Re-architecting the on-chip memory sub-system of machine-learning accelerator for embedded devices

Abstract

The rapid development of deep learning are enabling a plenty of novel applications such as image and speech recognition for embedded systems, robotics or smart wearable devices. However, typical deep learning models like deep convolutional neural networks (CNNs) consume so much on-chip storage and high-throughput compute resources that they cannot be easily handled by mobile or embedded devices with thrifty silicon and power budget. In order to enable large CNN models in mobile or more cutting-edge devices for IoT or cyberphysics applications, we proposed an efficient on-chip memory architecture for CNN inference acceleration, and showed its application to our in-house general-purpose deep learning accelerator.
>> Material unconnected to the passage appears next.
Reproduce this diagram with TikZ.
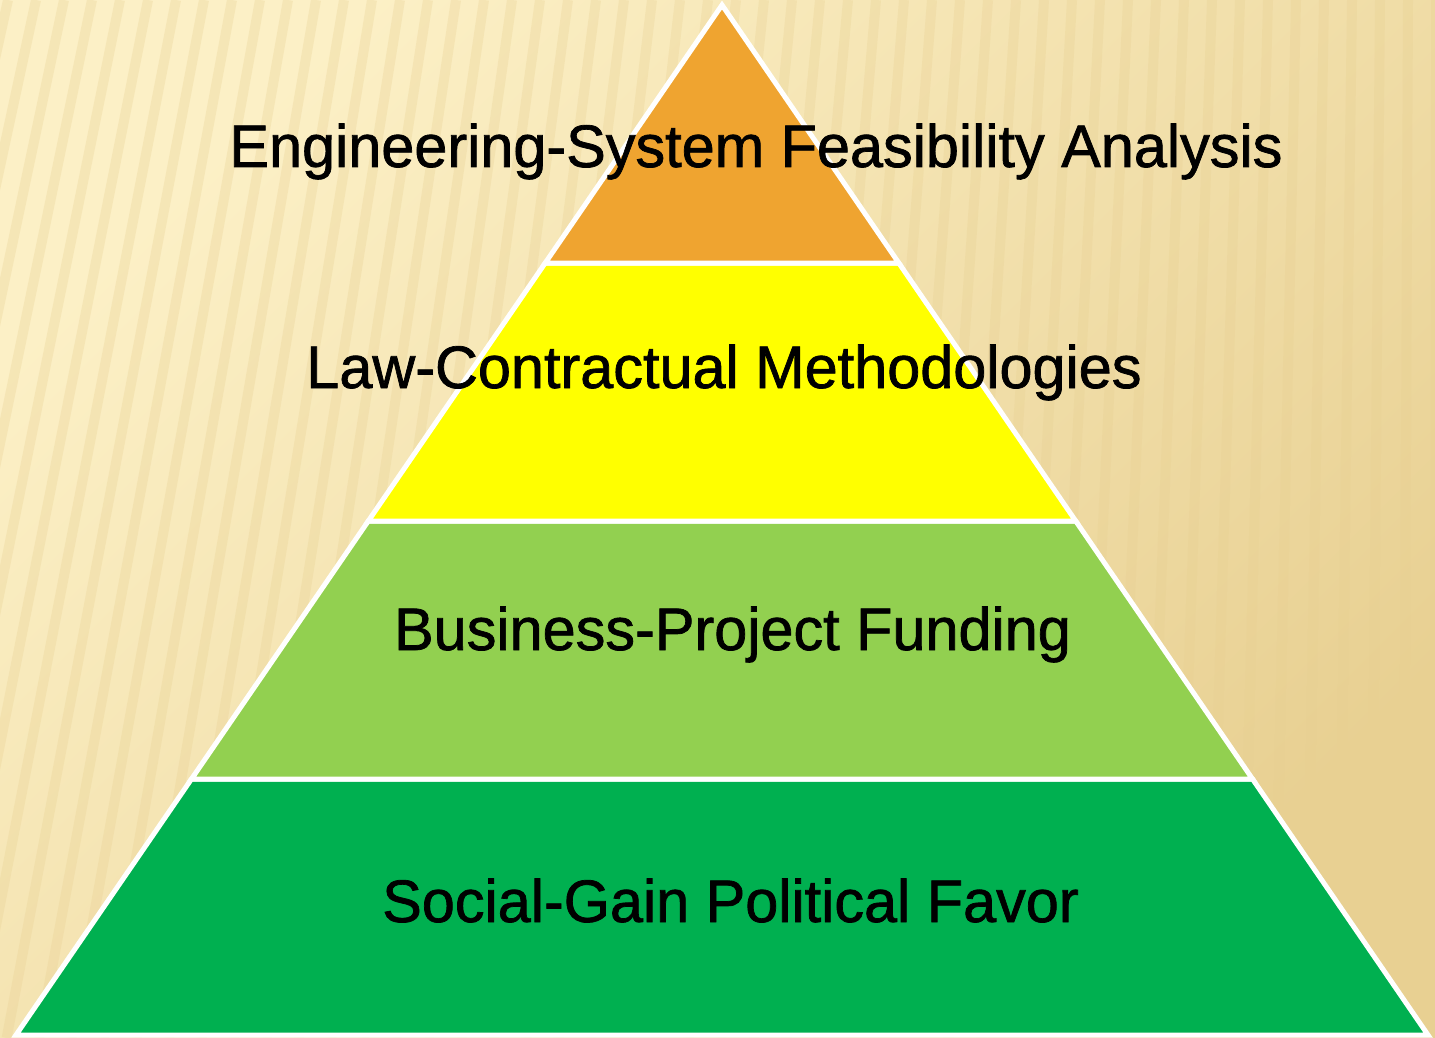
\documentclass[tikz,border=0pt]{standalone}
\usepackage{fontspec}
\setmainfont[FakeBold=1.2,FakeStretch=0.99]{Liberation Sans}

\definecolor{cream}{RGB}{252,240,198}
\definecolor{tan}{RGB}{232,208,146}
\definecolor{tierorange}{RGB}{239,164,48}
\definecolor{tieryellow}{RGB}{255,255,0}
\definecolor{tierlime}{RGB}{146,208,80}
\definecolor{tiergreen}{RGB}{0,176,80}

\begin{document}
\begin{tikzpicture}[x=0.5pt,y=-0.5pt,
    tier/.style={draw=white, line width=2.5pt, line join=miter},
    tierlabel/.style={font=\fontsize{30}{36}\selectfont, text=black, inner sep=0pt, anchor=base}]
    \useasboundingbox (0,0) rectangle (1435,1038);

    % background
    \shade[top color=cream, bottom color=tan, shading angle=45] (0,0) rectangle (1435,1038);
    \begin{scope}
        \clip (0,0) rectangle (1435,1038);
        \foreach \i in {-300,-272,...,1475}
            \draw[tan, opacity=0.3, line width=5pt] (\i,0) -- ({\i-230+0.16*\i},1038);
    \end{scope}

    % pyramid
    \draw[tier, fill=tiergreen] (191.5,779) -- (1252.5,779) -- (1428,1035) -- (16,1035) -- cycle;
    \draw[tier, fill=tierlime] (368.3,521) -- (1075.7,521) -- (1252.5,779) -- (191.5,779) -- cycle;
    \draw[tier, fill=tieryellow] (545.2,263) -- (898.8,263) -- (1075.7,521) -- (368.3,521) -- cycle;
    \draw[tier, fill=tierorange] (722,5) -- (898.8,263) -- (545.2,263) -- cycle;

    \node[tierlabel] (engineering) at (756,167) {Engineering-System Feasibility Analysis};
    \node[tierlabel] (law) at (724,388) {Law-Contractual Methodologies};
    \node[tierlabel] (business) at (732.5,650) {Business-Project Funding};
    \node[tierlabel] (social) at (730.5,922) {Social-Gain Political Favor};
\end{tikzpicture}
\end{document}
The redesigned on-chip memory subsystem, Memsqueezer, includes an active weight buffer set and data buffer set that embrace specialized compression methods to reduce the footprint of CNN weight and data set respectively. The Memsqueezer buffer can compress the data and weight set according to their distinct features, and it also includes a built-in redundancy detection mechanism that actively scans through the work-set of CNNs to boost their inference performance by eliminating the data redundancy. In our experiment, it is shown that the CNN accelerators with Memsqueezer buffers achieves more than 2× performance improvement and reduces 80% energy consumption on average over the conventional buffer design with the same area budget.